Paul declares that now you and I need to repent and look around us. Repenting means turning around and seeing the world from a different and fresh perspective. Paul turns us around to the fact that God is not very far from us at all. God is the creator who is in the midst of everything that is and we are. “We live and move in him, can’t get away from him!”

Martin Luther adapted Psalm 46 into his great hymn, “A Mighty Fortress Is Our God,” definitely a positive statement about the omnipotence of God. But later in verse 10, “Be still and know that I am God.” No need to think, to experience some extraordinary, to do a good deed.
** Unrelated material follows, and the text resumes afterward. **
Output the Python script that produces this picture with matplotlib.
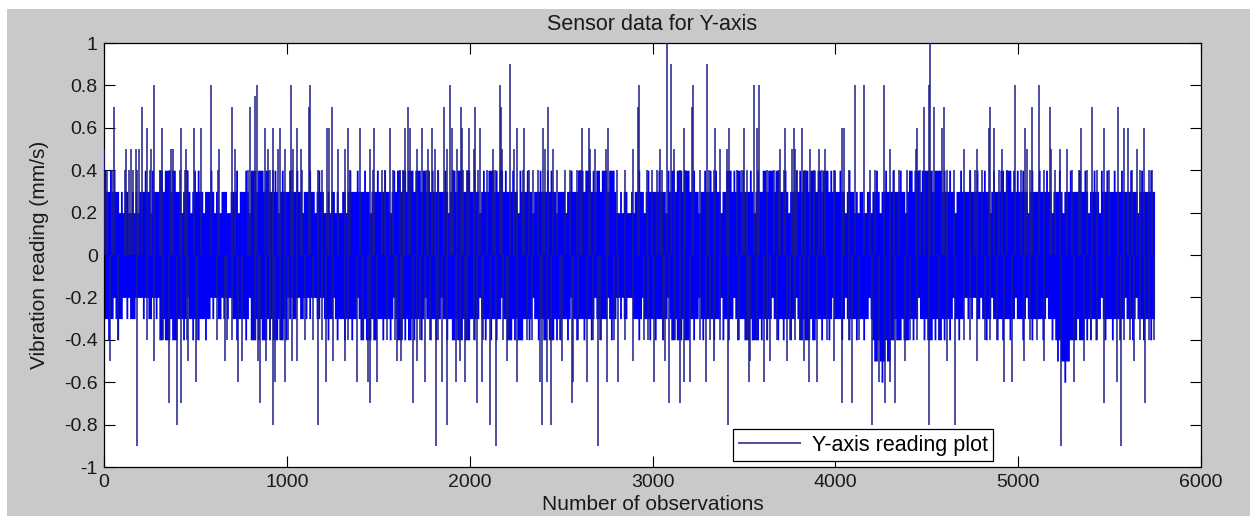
import numpy as np
import matplotlib
matplotlib.use("Agg")
import matplotlib.pyplot as plt
from matplotlib.patches import Rectangle

plt.rcParams["font.family"] = ["Liberation Sans", "DejaVu Sans"]
plt.rcParams["axes.unicode_minus"] = False

# ---------------------------------------------------------------- data
n_obs = 5746          # number of recorded observations
step_obs = 10         # observations per envelope reading of the dense core

# upper envelope of the dense core, in tenths of mm/s, one digit per 10 observations
# (one row per 1000 observations)
core_hi_rows = [
    "4334343323" "2332232323" "3343324333" "4434443443" "3323343234"
    "3433233343" "2322333223" "3342333432" "4443444344" "3334323433",
    "3433343323" "3343323433" "2232332322" "3323433343" "3343323334"
    "3334332343" "4434434443" "4443443434" "3343334323" "4434443344",
    "3343323433" "4443434434" "3334332433" "3433233343" "3343433233"
    "3323343334" "4434443434" "4344434443" "2232332232" "3343323433",
    "3334333243" "4434443444" "3343323343" "3433433233" "4443434434"
    "3334323433" "4434443443" "3343233343" "4344434443" "4434443434",
    "3343323433" "2323322332" "3343233433" "3433343323" "4434443444"
    "4443444434" "3343323343" "3334333433" "3433234333" "4434443434",
    "3343323433" "3433343323" "3343233343" "3334334323" "3433243343"
    "3343334333" "3433323433" "33433",
]
# lower envelope of the dense core, magnitude in tenths of mm/s (values are negative)
core_lo_rows = [
    "3343323433" "2232333222" "2322332232" "4434443444" "3334323343"
    "3433343323" "2233232322" "3343333432" "4443434443" "4344434434",
    "2323322332" "3232223322" "3343323433" "3433343323" "4434443443"
    "3343334323" "4443434434" "3334323343" "3433233433" "4434443444",
    "3343323343" "3433433233" "4443434443" "3343233433" "4434443434"
    "3334323343" "3343334323" "3433323433" "2232332223" "3343233343",
    "3433343323" "4434443444" "3343323433" "3334333243" "3433234333"
    "4443444434" "3343323343" "3433343323" "4434443443" "3343334323",
    "3334323433" "3433343323" "4554565455" "4434443444" "3343323343"
    "4443434434" "3343233433" "2232322332" "3343323343" "3433343323",
    "3343233433" "3334323343" "4545565544" "4434443434" "3343323433"
    "3433343323" "3343233343" "33433",
]

# positive excursions: reading level (mm/s) and the observations that reach it
up_levels = [1.0, 0.9, 0.8, 0.75, 0.7, 0.6, 0.5, 0.4]
up_obs = [
    [3082, 4516],
    [2218, 3102, 3298],
    [273, 584, 835, 1021, 1127, 1893, 2167, 2924, 3224, 3553, 3580,
     4110, 4155, 4265, 4511, 4980, 5113],
    [826],
    [55, 210, 702, 799, 1122, 1246, 1661, 1862, 1951, 2030, 2172, 2426, 2918, 3217,
     4484, 4542, 4593, 4848, 5076, 5173, 5405, 5545],
    [237, 319, 419, 492, 529, 881, 923, 963, 1054, 1218, 1233, 1337, 1401, 1477,
     1565, 1647, 1671, 1738, 1793, 1902, 1957, 1999, 2057, 2258, 2298, 2400, 2615,
     2650, 2754, 3170, 3343, 3416, 3498, 3571, 3726,
     3772, 3818, 4037, 4046, 4447, 4584, 4839, 4870, 5040, 5341, 5469, 5578, 5600, 5687],
    [2, 120, 146, 175, 193, 255, 365, 379, 449, 629, 717, 899, 954, 990, 1032, 1076,
     1282, 1319, 1455,
     1711, 1774, 1811, 1875, 1930, 2021, 2130, 2176, 2240, 2413, 2458, 2659, 2686,
     2745, 2891, 3042, 3119, 3370, 3407, 3699,
     3763, 3781, 3863, 3909, 3946, 4301, 4443, 4702, 4775, 4912, 5049, 5177, 5231,
     5268, 5651],
    [14, 42, 115, 139, 160, 182, 252, 306, 361, 416, 443, 456, 626, 790, 908, 926,
     1027, 1082, 1173, 1191, 1346, 1474,
     1519, 1537, 1583, 1619, 1638, 1765, 1829, 1911, 1966, 1984, 2048, 2094, 2139,
     2294, 2322, 2349, 2376, 2477, 2522, 2550, 2586, 2604, 2805, 2851, 2969, 2997,
     3024, 3051, 3152, 3179, 3261, 3307, 3334, 3462, 3489, 3516, 3626, 3662, 3690, 3717,
     3790, 3836, 3882, 3927, 3991, 4073, 4192, 4219, 4319, 4347, 4392, 4465, 4611,
     4648, 4739, 4766, 4803, 4894, 4940, 5013, 5067, 5140, 5204, 5295, 5332, 5377,
     5432, 5496, 5624, 5669, 5715, 5733],
]

# negative excursions
down_levels = [-0.9, -0.8, -0.7, -0.6, -0.5, -0.4]
down_obs = [
    [182, 1816, 2145, 2701, 5235, 5563],
    [401, 926, 1173, 1875, 2112, 2395, 2444, 3411, 4201, 4511, 4657],
    [357, 419, 854, 1455, 1689, 2039, 2559, 3088, 3148,
     4037, 4091, 4274, 4329, 5472, 5691],
    [502, 735, 936, 990, 1215, 1382, 1446, 1492,
     1756, 1847, 1926, 1975, 2066, 2258, 2386, 2422, 2564, 2641, 2750, 2814, 3009,
     3170, 3206, 3294, 3526, 3608,
     3854, 3900, 4237, 4301, 4921, 4967, 5304, 5542],
    [33, 273, 461, 662, 753, 844, 885, 1027, 1054, 1255, 1319,
     1601, 1623, 1711, 1948, 2203, 2504, 2896, 3070, 3334, 3535, 3644, 3735,
     3827, 3991, 4383, 4611, 4775, 5031, 5140, 5359, 5633],
    [78, 233, 325, 456, 511, 620, 671, 698, 826, 908, 963, 1009, 1100, 1145, 1191,
     1337, 1419,
     1546, 1592, 1629, 1729, 1784, 1829, 1930, 1984, 2021, 2075, 2185, 2212, 2313,
     2340, 2495, 2595, 2677, 2714, 2787, 2851, 2951, 2978, 3060, 3124, 3261, 3316,
     3370, 3471, 3516, 3571, 3626, 3681,
     3754, 3781, 3809, 3955, 4073, 4128, 4411, 4447, 4566, 4702, 4739, 4821, 4848,
     4885, 5067, 5104, 5396, 5432, 5578, 5614, 5669, 5715, 5742],
]

title = "Sensor data for Y-axis"
x_label = "Number of observations"
y_label = "Vibration reading (mm/s)"
legend_label = "Y-axis reading plot"
x_ticks = [0, 1000, 2000, 3000, 4000, 5000, 6000]
y_ticks = [-1, -0.8, -0.6, -0.4, -0.2, 0, 0.2, 0.4, 0.6, 0.8, 1]

# ---------------------------------------------------------------- figure
W, H = 1250, 516
fig = plt.figure(figsize=(W / 100, H / 100), dpi=100, facecolor="white")
fig.patches.append(Rectangle((7 / W, 0), 1, (H - 9) / H, transform=fig.transFigure,
                             facecolor="#c9c9c9", edgecolor="none", zorder=-10))

ax = fig.add_axes([104 / W, (H - 467) / H, (1201 - 104) / W, (467 - 43) / H])
ax.set_facecolor("white")

line_blue = "#0000f5"
spike_col = "#1c1c8a"

# dense core as a filled band with a stepped envelope
hi = np.array([int(c) for c in "".join(core_hi_rows)]) / 10.0
lo = -np.array([int(c) for c in "".join(core_lo_rows)]) / 10.0
xs = np.append(np.arange(len(hi)) * step_obs, n_obs)
ax.fill_between(xs, np.append(lo, lo[-1]), np.append(hi, hi[-1]),
                step="post", color=line_blue, linewidth=0, zorder=2)

# individual excursions as vertical strokes from zero
ux, uy = [], []
for lev, obs in zip(up_levels, up_obs):
    ux += obs
    uy += [lev] * len(obs)
dx, dy = [], []
for lev, obs in zip(down_levels, down_obs):
    dx += obs
    dy += [lev] * len(obs)
sig = ax.vlines(ux, 0, uy, colors=spike_col, linewidth=1.1, zorder=3,
                label=legend_label)
ax.vlines(dx, 0, dy, colors=spike_col, linewidth=1.1, zorder=3)

ax.set_xlim(0, 6000)
ax.set_ylim(-1, 1)
ax.set_xticks(x_ticks)
ax.set_yticks(y_ticks)
ax.set_xticklabels([f"{v:g}" for v in x_ticks])
ax.set_yticklabels([f"{v:g}" for v in y_ticks])
ax.tick_params(direction="in", length=8, width=0.8, top=True, right=True,
               labelsize=14, colors="black", labelcolor="#1a1a1a")
ax.tick_params(axis="x", pad=5)
ax.tick_params(axis="y", pad=4.5)
for s in ax.spines.values():
    s.set_linewidth(0.9)
    s.set_color("black")

ax.set_title(title, fontsize=15.5, pad=9, color="#1a1a1a")
ax.set_xlabel(x_label, fontsize=15, color="#1a1a1a")
ax.set_ylabel(y_label, fontsize=15, color="#1a1a1a")
ax.xaxis.set_label_coords(0.5, -0.066)
ax.yaxis.set_label_coords(-0.05, 0.5)

leg = ax.legend(handles=[sig], loc="lower right",
                bbox_to_anchor=(993 / W, (H - 461) / H), bbox_transform=fig.transFigure,
                fontsize=15.5, frameon=True, fancybox=False, framealpha=1,
                edgecolor="black", borderpad=0.25, handlelength=2.9,
                handletextpad=0.5, borderaxespad=0)
leg.get_frame().set_linewidth(0.9)
leg.set_zorder(5)

fig.savefig("out.png", dpi=100, facecolor=fig.get_facecolor())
Be still, quietly quiet, and God will surround you and you will know God no longer as an idea, but as the One Who Causes Things to Be.

The end of this episode is disappointing and anti-climactic. Once again, when the notion of resurrection emerges, eyes roll, brains switch to sleep mode, excuses abound for stopping the discussion, muted giggles about the inanity of Paul. “We’ll hear more about this kind of stuff later,” they claim. They, after all, know the important stuff already.

You know, I’ve heard the same apathetic responses this past week right here in Regina. It is funny how time and experience, science and technology have not changed the knowledge of God. We don’t know any more - and all the manuals sitting on the shelves at Chapters do not really help - and I submit, we don’t know any less.

Yes, the God nobody knows. Yet, God knows you and it is remarkable what God will let you know. And what you can do with what you know!